Char Davies never considers her artworks to be solely of her own creation . She had a small, dedicated team working with her to implement her grand vision for this work, and she credits herself for concept, direction, and art direction; George Mauro, computer graphics; John Harrison, custom VR software; Dorota Blaszczak, sonic architecture and programming; and Rick Bidlack, sound composition and programming . The production was co-sponsored by Immersense and Softimage.
Ephémère alone took 2-3 years to create (’96-’98). The work naturally evolved from Osmose, her first immersive virtual artwork, which also took 2-3 years to produce (’93-’95) .
According to her notes, Char Davies found much inspiration in the later works of English painter J. M. W. Turner (1775-1851), whose landscape and maritime paintings were highly expressive and abstract in its representations of light, time and space . Visual elements in her work are also reflective and evocative of ideas and imagery found in her favorite philosophers and poets such as Heidegger and Rilke. 

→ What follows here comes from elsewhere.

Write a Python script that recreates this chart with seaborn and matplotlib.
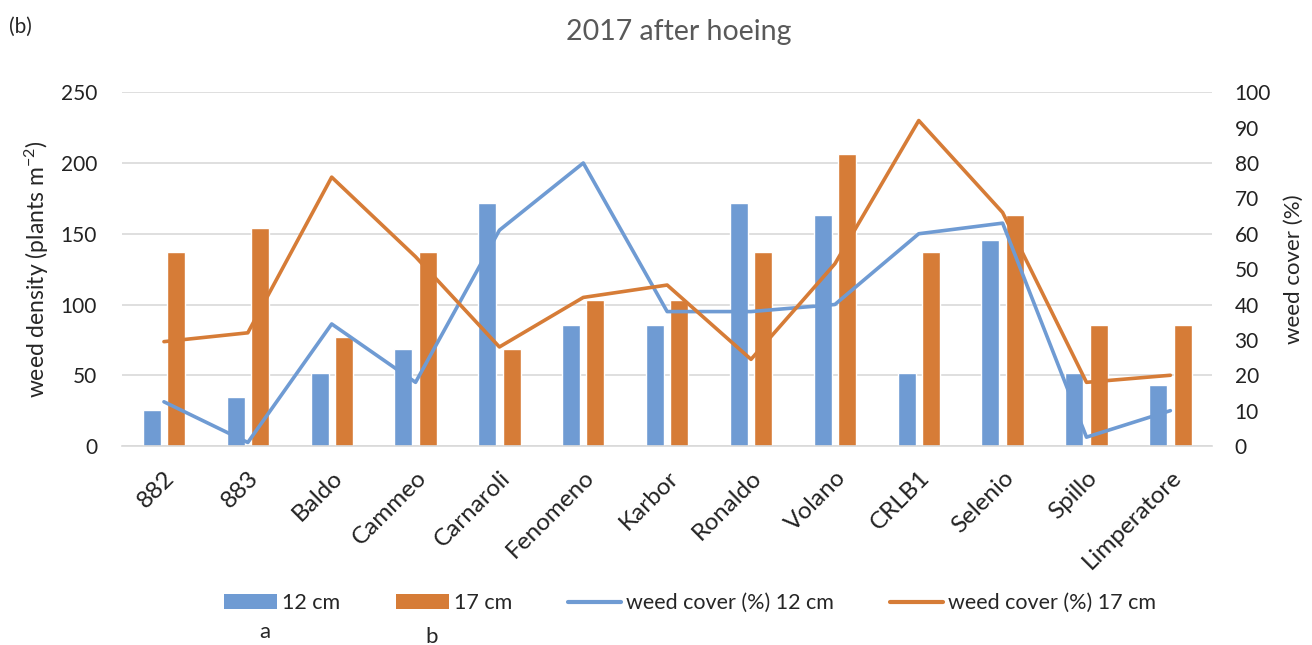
import numpy as np
import pandas as pd
import seaborn as sns
import matplotlib.pyplot as plt
from matplotlib.patches import Patch
from matplotlib.lines import Line2D

# data
varieties = ["882", "883", "Baldo", "Cammeo", "Carnaroli", "Fenomeno", "Karbor",
             "Ronaldo", "Volano", "CRLB1", "Selenio", "Spillo", "Limperatore"]
density_12 = [25.7, 34.3, 51.4, 68.6, 171.4, 85.7, 85.7, 171.4, 162.9, 51.4, 145.7, 51.4, 42.9]
density_17 = [137.1, 154.3, 77.1, 137.1, 68.6, 102.9, 102.9, 137.1, 206.5, 137.1, 162.9, 85.7, 85.7]
cover_12 = [12.5, 1.0, 34.5, 18.0, 61.0, 80.0, 38.0, 38.0, 40.0, 60.0, 63.0, 2.5, 10.0]
cover_17 = [29.5, 32.0, 76.0, 53.5, 28.0, 42.0, 45.5, 24.5, 51.5, 92.0, 66.0, 18.0, 20.0]

blue = "#6f9bd3"
orange = "#d67c37"

df = pd.DataFrame({
    "variety": varieties * 2,
    "density": density_12 + density_17,
    "spacing": ["12 cm"] * len(varieties) + ["17 cm"] * len(varieties),
})

sns.set_style("white")
plt.rcParams["font.family"] = ["Lato", "DejaVu Sans"]
plt.rcParams["mathtext.fontset"] = "custom"
plt.rcParams["mathtext.rm"] = "Lato"
plt.rcParams["mathtext.default"] = "regular"

fig = plt.figure(figsize=(13.12, 6.45), dpi=100)
ax = fig.add_axes([0.093, 0.3085, 0.831, 0.5485])

sns.barplot(data=df, x="variety", y="density", hue="spacing",
            palette=[blue, orange], width=0.58, gap=0.26, ax=ax,
            legend=False, saturation=1)

ax.set_ylim(0, 250)
ax.set_yticks(range(0, 251, 50))
ax.set_xlim(-0.5, len(varieties) - 0.5)
ax.yaxis.grid(True, color="#d9d9d9", linewidth=1.2)
ax.set_axisbelow(True)
for s in ["top", "right", "left"]:
    ax.spines[s].set_visible(False)
ax.spines["bottom"].set_color("#d9d9d9")
ax.spines["bottom"].set_linewidth(1.2)
ax.tick_params(axis="y", length=0, labelsize=15, colors="#222222", pad=18)
ax.tick_params(axis="x", length=0, labelsize=17.5, colors="#222222", pad=15)
ax.set_xlabel("")
ax.set_ylabel("weed density (plants m$^{-2}$)", fontsize=16.5, labelpad=7)
plt.setp(ax.get_xticklabels(), rotation=45, ha="right", rotation_mode="anchor")

ax2 = ax.twinx()
x = np.arange(len(varieties))
sns.lineplot(x=x, y=cover_12, color=blue, linewidth=2.6, ax=ax2)
sns.lineplot(x=x, y=cover_17, color=orange, linewidth=2.6, ax=ax2)
ax2.set_ylim(0, 100)
ax2.set_yticks(range(0, 101, 10))
for s in ax2.spines.values():
    s.set_visible(False)
ax2.tick_params(axis="y", length=0, labelsize=15, colors="#222222", pad=16)
ax2.set_ylabel("weed cover (%)", fontsize=16, labelpad=9)
ax2.grid(False)

fig.text(0.517, 0.95, "2017 after hoeing", ha="center", va="center",
         fontsize=20.5, color="#595959")
fig.text(0.007, 0.958, "(b)", ha="left", va="center", fontsize=15)

handles = [
    Patch(facecolor=blue, edgecolor="none"),
    Patch(facecolor=orange, edgecolor="none"),
    Line2D([], [], color=blue, linewidth=3),
    Line2D([], [], color=orange, linewidth=3),
]
labels = ["12 cm", "17 cm", "weed cover (%) 12 cm", "weed cover (%) 17 cm"]
fig.legend(handles, labels, loc="center", bbox_to_anchor=(0.526, 0.065), ncol=4,
           frameon=False, fontsize=15.5, handlelength=2.45, handleheight=0.7,
           handletextpad=0.25, columnspacing=2.6)
fig.text(0.202, 0.02, "a", ha="center", va="center", fontsize=16)
fig.text(0.329, 0.013, "b", ha="center", va="center", fontsize=16)

fig.savefig("out.png", dpi=100)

I find Flanagan’s proposition 2 and 3 equally compelling and relevant to my own creative goals. My work connects to proposition 3 in that it strives to create new types of engagement that challenges our everyday unconscious, reflexive ways of engaging and interacting with our physical and digital environment. It is not so dependent on prior knowledge and mechanism of popular mobile/PC/console games in particular. The challenge is to get people to deeply engage with the work to go beyond the superficial attractions of novelty and create an opportunity for critical reflection as opposed to instantaneous forgetful entertainment.
I am also inspired by the ideas that drive proposition 2 – it lowers the barriers for engagement, in that people can be drawn to readily engage with your virtual creations through familiar mechanisms of play. In games there is a natural race toward the finish line, and people are naturally curious to find out what happens next and stay engaged to a certain level given sufficient incentive. As long as it adheres to a basic structure, I am free to imbue meaning into anything I want – make it the ultimate end goal for the main character to die, promote all kinds of strange or unethical behavior to progress to the next level, open portals to new narratives, etc. Through this framework, I can get people to do the most absurd, nonsensical things, subvert expectations, and in doing so encourage people to think more deeply about things they wouldn’t otherwise. The challenge here would also be to go beyond ephemeral, lukewarm engagement. Critical reflection demands time, which is why it is important to keep people engaged long and deeply enough for that to happen.